Think about a manifold $M$ which is embedded in some higher-dimensional flat space: so the manifold locally looks like $\mathbb{R}^n$ and it's embedded in $\mathbb{R}^m$ with $m > n$. (This is being a bit casual because it really needs to be embedded in some affine space, not a vector space, but it will serve.)
So, now, the way you define curvature of $M$, both intrinsic and extrinsic is in terms of parallel transport. In particular what you need to do is to take a vector in the tangent space of $M$ at some point $P$ and parallel-transport it around a little loop, ending up back at $P$. Then you compare the initial and final vectors. if they are the same (for all loops, and all vectors) then the manifold is flat, and if they are not the same, then it's curved.

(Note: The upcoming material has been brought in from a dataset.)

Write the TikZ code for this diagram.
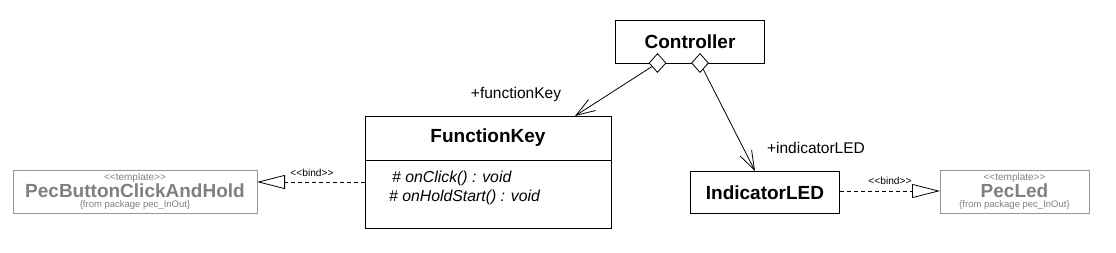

In order to actually quantify this notion, you then need to develop a lot of mechanism to describe what parallel transport is on the manifold and what geometrical object describes how vectors change when you parallel transport them around little loops: that object ends up being the Riemann tensor, of course. But the idea is easy to understand.
Intrinsic curvature is when you do this trick entirely in $M$: you take your vectors around little loops in $M$ and see what you get back: if you don't always get back the same vector then $M$ has intrinsic curvature, if you do, it doesn't.
Extrinsic curvature is when you do this partly in the space into which $M$ is embedded. It's easy to see that vectors in $M$'s tangent spaces correspond to vectors in the (tangent spaces of) the space into which $M$ is embedded, so at any point you can 'lift' a vector at a point in $M$ out into the larger space and start transporting it there instead, and then drop it back onto $M$ at some other point and continue transporting it in $M$ back to where it started. So, in particular you can construct loops which are partly in $M$ and partly in the larger space, and transport things around those. Note that there are two different notions of parallel transport in such a loop: while in $M$ you must transport using $M$'s rules, and while in the larger space you must transport using its rules (and the larger space is flat, of course).
$M$ has extrinsic curvature if you don't always get the same vector back when transporting a vector around such loops.
The best way to think about this is to consider an example. Think about a 2-dimensional cylinder embedded in ordinary flat 3-space in the obvious way.
Well, you can easily convince yourself that the cylinder has no intrinsic curvature.
But now think about the extrinsic case. Consider a loop which starts at a point on the cylinder, goes half-way around it, and then hops out into the embedding space and crosses back to the original point (by any path in the embedding space: it does not matter since it is flat). It is easy to see (draw pictures!) that moving a vector $\vec{v}$ around such a loop results in $-\vec{v}$: it is pointing in completely the opposite direction.
So the surface of a cylinder has no intrinsic curvature, but it does have extrinsic curvature when embedded in the obvious way into 3-space.